In the 1960s and 1970s, the news media extended beyond newspapers to include television and news magazines. Reporters in Vietnam now regularly carried still cameras as well as notebooks. They traveled with the U.S. troops through the jungles of Southeast Asia, again suffering along with the fighting troops. Vietnam is a subtropical land, humid, rainy, hot, much overgrown with jungle.
America wanted to know how its troops were faring there. Some citizens wanted to know why the United States was there in the first place. Protests against the war were common. US military assessments painted a positive picture of American progress and enemy losses in Vietnam.
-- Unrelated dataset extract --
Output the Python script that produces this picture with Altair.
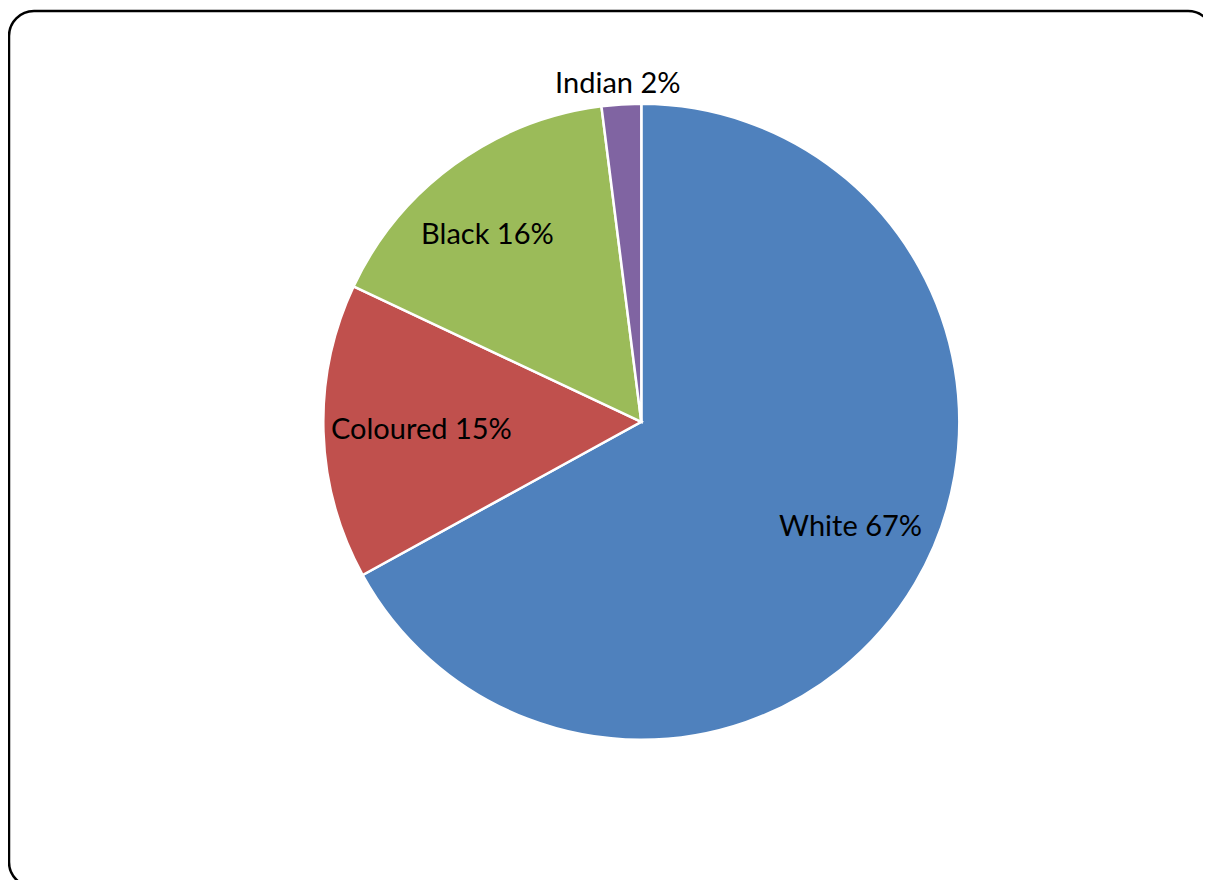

As the war progressed, some reporters began to challenge this assessment.
On the Old Dominion University website, Joyce Hoffman writes that “Vietnam was the most accessible war in American history for reporters of either gender. Women had few problems acquiring accreditation. The press had never before had such complete assistance in covering any other military conflict. Until 1965, America continued to insist that its role in Vietnam was purely advisory. To have restricted the press or imposed censorship of any kind would have signaled that the Army of South Vietnam was receiving something far more serious than advice.”
No war was ever photographed the way Vietnam was.
(See a 2005 taped interview with Catherine Leroy and several other war journalists and photojournalists. The interview and discussion includes a brief slide show of the history of war photography. Viewer discretion is advised, since some of the images could be disturbing.)
Hal Buell, who ran The Associated Press photo service for 23 years, says the Vietnam War was a turning point for war photographers.
“No war was ever photographed the way Vietnam was, and no war will ever be photographed again the way Vietnam was photographed,” he says. There was no censorship. All a photographer had to do, says Buell, “is convince a helicopter pilot to let him get on board a chopper going out to a battle scene. So photographers had incredible access, which you don’t get anymore.”